Aim –
Everything in the data should be repeated exactly, save for the images.

━━━━━━━━━━━━━━━━━━━━

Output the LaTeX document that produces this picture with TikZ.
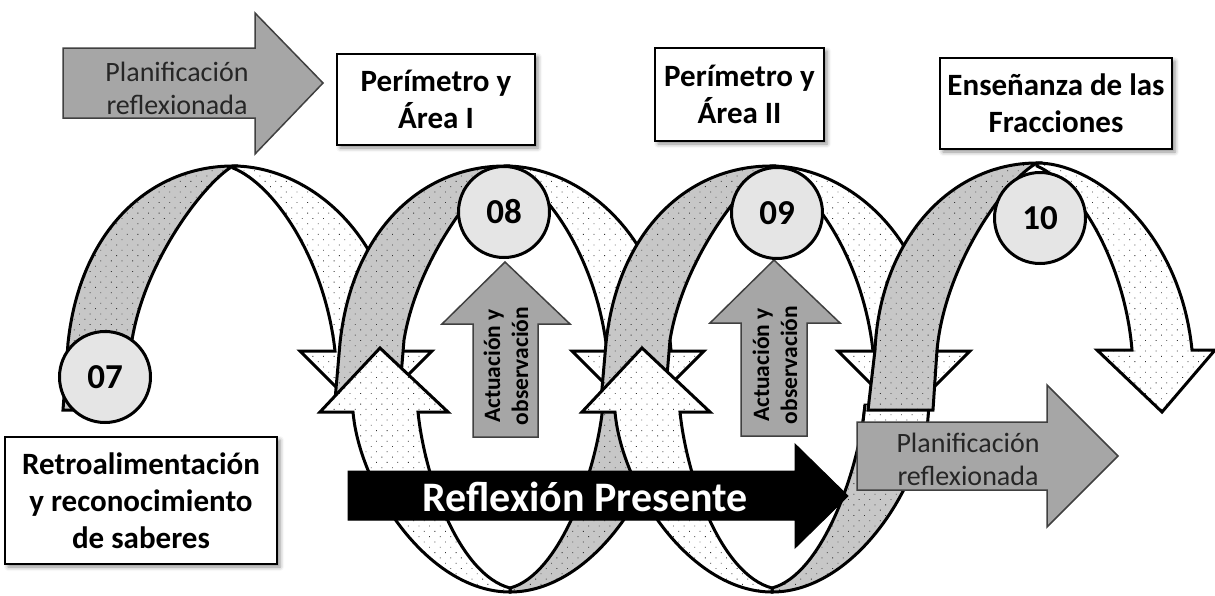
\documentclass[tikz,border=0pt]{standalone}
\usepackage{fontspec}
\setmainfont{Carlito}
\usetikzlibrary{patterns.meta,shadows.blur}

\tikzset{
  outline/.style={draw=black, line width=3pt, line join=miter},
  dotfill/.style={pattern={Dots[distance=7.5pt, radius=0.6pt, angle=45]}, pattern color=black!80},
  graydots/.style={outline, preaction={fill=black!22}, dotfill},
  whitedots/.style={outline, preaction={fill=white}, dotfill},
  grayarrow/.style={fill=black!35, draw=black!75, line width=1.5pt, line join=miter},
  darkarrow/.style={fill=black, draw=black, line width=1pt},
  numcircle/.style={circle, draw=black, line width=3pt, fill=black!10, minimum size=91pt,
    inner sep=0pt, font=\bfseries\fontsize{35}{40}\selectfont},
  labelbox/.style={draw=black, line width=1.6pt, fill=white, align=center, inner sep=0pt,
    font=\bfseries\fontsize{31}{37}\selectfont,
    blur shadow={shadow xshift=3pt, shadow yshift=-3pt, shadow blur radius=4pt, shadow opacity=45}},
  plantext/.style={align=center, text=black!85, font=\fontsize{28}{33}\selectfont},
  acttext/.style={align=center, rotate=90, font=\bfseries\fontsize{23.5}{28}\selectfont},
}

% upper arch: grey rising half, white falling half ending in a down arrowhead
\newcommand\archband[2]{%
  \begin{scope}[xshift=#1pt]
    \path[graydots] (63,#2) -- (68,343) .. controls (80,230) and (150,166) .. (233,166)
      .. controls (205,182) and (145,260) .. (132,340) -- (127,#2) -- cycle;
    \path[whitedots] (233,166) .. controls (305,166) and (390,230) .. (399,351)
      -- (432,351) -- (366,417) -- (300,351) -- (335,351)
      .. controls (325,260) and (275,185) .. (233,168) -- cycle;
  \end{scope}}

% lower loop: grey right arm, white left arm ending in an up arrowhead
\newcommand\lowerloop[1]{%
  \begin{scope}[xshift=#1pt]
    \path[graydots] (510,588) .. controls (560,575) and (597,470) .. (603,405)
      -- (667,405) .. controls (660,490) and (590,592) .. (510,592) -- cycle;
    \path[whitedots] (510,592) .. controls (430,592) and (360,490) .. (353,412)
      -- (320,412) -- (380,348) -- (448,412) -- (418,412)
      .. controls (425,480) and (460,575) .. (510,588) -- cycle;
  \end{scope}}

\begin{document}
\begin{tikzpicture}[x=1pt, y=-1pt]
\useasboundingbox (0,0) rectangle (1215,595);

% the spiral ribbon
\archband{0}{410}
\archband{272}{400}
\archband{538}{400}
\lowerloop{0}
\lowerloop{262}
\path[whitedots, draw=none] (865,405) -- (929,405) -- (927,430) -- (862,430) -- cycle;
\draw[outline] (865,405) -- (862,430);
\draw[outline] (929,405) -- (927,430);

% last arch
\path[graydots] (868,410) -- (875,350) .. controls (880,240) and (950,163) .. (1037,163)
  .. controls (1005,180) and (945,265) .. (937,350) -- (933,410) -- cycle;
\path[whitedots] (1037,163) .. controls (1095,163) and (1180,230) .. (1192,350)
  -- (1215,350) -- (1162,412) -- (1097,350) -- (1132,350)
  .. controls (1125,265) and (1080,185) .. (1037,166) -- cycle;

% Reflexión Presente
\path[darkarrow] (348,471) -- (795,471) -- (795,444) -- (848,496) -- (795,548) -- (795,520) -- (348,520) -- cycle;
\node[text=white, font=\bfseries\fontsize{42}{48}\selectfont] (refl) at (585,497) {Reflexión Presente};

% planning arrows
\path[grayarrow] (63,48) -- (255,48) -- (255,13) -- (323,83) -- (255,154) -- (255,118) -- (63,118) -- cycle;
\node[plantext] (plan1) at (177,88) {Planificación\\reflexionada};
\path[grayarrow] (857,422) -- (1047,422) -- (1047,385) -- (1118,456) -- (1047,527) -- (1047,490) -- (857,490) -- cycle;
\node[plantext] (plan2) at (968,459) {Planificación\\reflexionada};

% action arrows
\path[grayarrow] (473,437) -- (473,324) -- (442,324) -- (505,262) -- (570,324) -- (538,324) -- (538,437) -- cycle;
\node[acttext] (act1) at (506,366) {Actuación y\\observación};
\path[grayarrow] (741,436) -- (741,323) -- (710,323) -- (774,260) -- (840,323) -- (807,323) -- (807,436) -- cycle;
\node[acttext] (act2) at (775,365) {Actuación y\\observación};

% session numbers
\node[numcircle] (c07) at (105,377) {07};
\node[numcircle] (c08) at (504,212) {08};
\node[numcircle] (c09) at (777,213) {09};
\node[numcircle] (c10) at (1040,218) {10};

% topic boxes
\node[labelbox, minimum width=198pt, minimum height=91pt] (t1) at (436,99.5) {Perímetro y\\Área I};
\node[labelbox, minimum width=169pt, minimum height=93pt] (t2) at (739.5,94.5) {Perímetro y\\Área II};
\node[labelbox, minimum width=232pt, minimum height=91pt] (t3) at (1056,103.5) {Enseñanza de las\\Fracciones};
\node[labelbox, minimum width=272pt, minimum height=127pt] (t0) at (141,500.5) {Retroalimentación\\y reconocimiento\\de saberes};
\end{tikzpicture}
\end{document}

━━━━━━━━━━━━━━━━━━━━

Exercise output –
Output the LaTeX document that produces this picture with TikZ.
\documentclass[tikz,border=0pt]{standalone}
\usepackage{fontspec}
\setmainfont{Carlito}
\usetikzlibrary{patterns.meta,shadows.blur}

\tikzset{
  outline/.style={draw=black, line width=3pt, line join=miter},
  dotfill/.style={pattern={Dots[distance=7.5pt, radius=0.6pt, angle=45]}, pattern color=black!80},
  graydots/.style={outline, preaction={fill=black!22}, dotfill},
  whitedots/.style={outline, preaction={fill=white}, dotfill},
  grayarrow/.style={fill=black!35, draw=black!75, line width=1.5pt, line join=miter},
  darkarrow/.style={fill=black, draw=black, line width=1pt},
  numcircle/.style={circle, draw=black, line width=3pt, fill=black!10, minimum size=91pt,
    inner sep=0pt, font=\bfseries\fontsize{35}{40}\selectfont},
  labelbox/.style={draw=black, line width=1.6pt, fill=white, align=center, inner sep=0pt,
    font=\bfseries\fontsize{31}{37}\selectfont,
    blur shadow={shadow xshift=3pt, shadow yshift=-3pt, shadow blur radius=4pt, shadow opacity=45}},
  plantext/.style={align=center, text=black!85, font=\fontsize{28}{33}\selectfont},
  acttext/.style={align=center, rotate=90, font=\bfseries\fontsize{23.5}{28}\selectfont},
}

% upper arch: grey rising half, white falling half ending in a down arrowhead
\newcommand\archband[2]{%
  \begin{scope}[xshift=#1pt]
    \path[graydots] (63,#2) -- (68,343) .. controls (80,230) and (150,166) .. (233,166)
      .. controls (205,182) and (145,260) .. (132,340) -- (127,#2) -- cycle;
    \path[whitedots] (233,166) .. controls (305,166) and (390,230) .. (399,351)
      -- (432,351) -- (366,417) -- (300,351) -- (335,351)
      .. controls (325,260) and (275,185) .. (233,168) -- cycle;
  \end{scope}}

% lower loop: grey right arm, white left arm ending in an up arrowhead
\newcommand\lowerloop[1]{%
  \begin{scope}[xshift=#1pt]
    \path[graydots] (510,588) .. controls (560,575) and (597,470) .. (603,405)
      -- (667,405) .. controls (660,490) and (590,592) .. (510,592) -- cycle;
    \path[whitedots] (510,592) .. controls (430,592) and (360,490) .. (353,412)
      -- (320,412) -- (380,348) -- (448,412) -- (418,412)
      .. controls (425,480) and (460,575) .. (510,588) -- cycle;
  \end{scope}}

\begin{document}
\begin{tikzpicture}[x=1pt, y=-1pt]
\useasboundingbox (0,0) rectangle (1215,595);

% the spiral ribbon
\archband{0}{410}
\archband{272}{400}
\archband{538}{400}
\lowerloop{0}
\lowerloop{262}
\path[whitedots, draw=none] (865,405) -- (929,405) -- (927,430) -- (862,430) -- cycle;
\draw[outline] (865,405) -- (862,430);
\draw[outline] (929,405) -- (927,430);

% last arch
\path[graydots] (868,410) -- (875,350) .. controls (880,240) and (950,163) .. (1037,163)
  .. controls (1005,180) and (945,265) .. (937,350) -- (933,410) -- cycle;
\path[whitedots] (1037,163) .. controls (1095,163) and (1180,230) .. (1192,350)
  -- (1215,350) -- (1162,412) -- (1097,350) -- (1132,350)
  .. controls (1125,265) and (1080,185) .. (1037,166) -- cycle;

% Reflexión Presente
\path[darkarrow] (348,471) -- (795,471) -- (795,444) -- (848,496) -- (795,548) -- (795,520) -- (348,520) -- cycle;
\node[text=white, font=\bfseries\fontsize{42}{48}\selectfont] (refl) at (585,497) {Reflexión Presente};

% planning arrows
\path[grayarrow] (63,48) -- (255,48) -- (255,13) -- (323,83) -- (255,154) -- (255,118) -- (63,118) -- cycle;
\node[plantext] (plan1) at (177,88) {Planificación\\reflexionada};
\path[grayarrow] (857,422) -- (1047,422) -- (1047,385) -- (1118,456) -- (1047,527) -- (1047,490) -- (857,490) -- cycle;
\node[plantext] (plan2) at (968,459) {Planificación\\reflexionada};

% action arrows
\path[grayarrow] (473,437) -- (473,324) -- (442,324) -- (505,262) -- (570,324) -- (538,324) -- (538,437) -- cycle;
\node[acttext] (act1) at (506,366) {Actuación y\\observación};
\path[grayarrow] (741,436) -- (741,323) -- (710,323) -- (774,260) -- (840,323) -- (807,323) -- (807,436) -- cycle;
\node[acttext] (act2) at (775,365) {Actuación y\\observación};

% session numbers
\node[numcircle] (c07) at (105,377) {07};
\node[numcircle] (c08) at (504,212) {08};
\node[numcircle] (c09) at (777,213) {09};
\node[numcircle] (c10) at (1040,218) {10};

% topic boxes
\node[labelbox, minimum width=198pt, minimum height=91pt] (t1) at (436,99.5) {Perímetro y\\Área I};
\node[labelbox, minimum width=169pt, minimum height=93pt] (t2) at (739.5,94.5) {Perímetro y\\Área II};
\node[labelbox, minimum width=232pt, minimum height=91pt] (t3) at (1056,103.5) {Enseñanza de las\\Fracciones};
\node[labelbox, minimum width=272pt, minimum height=127pt] (t0) at (141,500.5) {Retroalimentación\\y reconocimiento\\de saberes};
\end{tikzpicture}
\end{document}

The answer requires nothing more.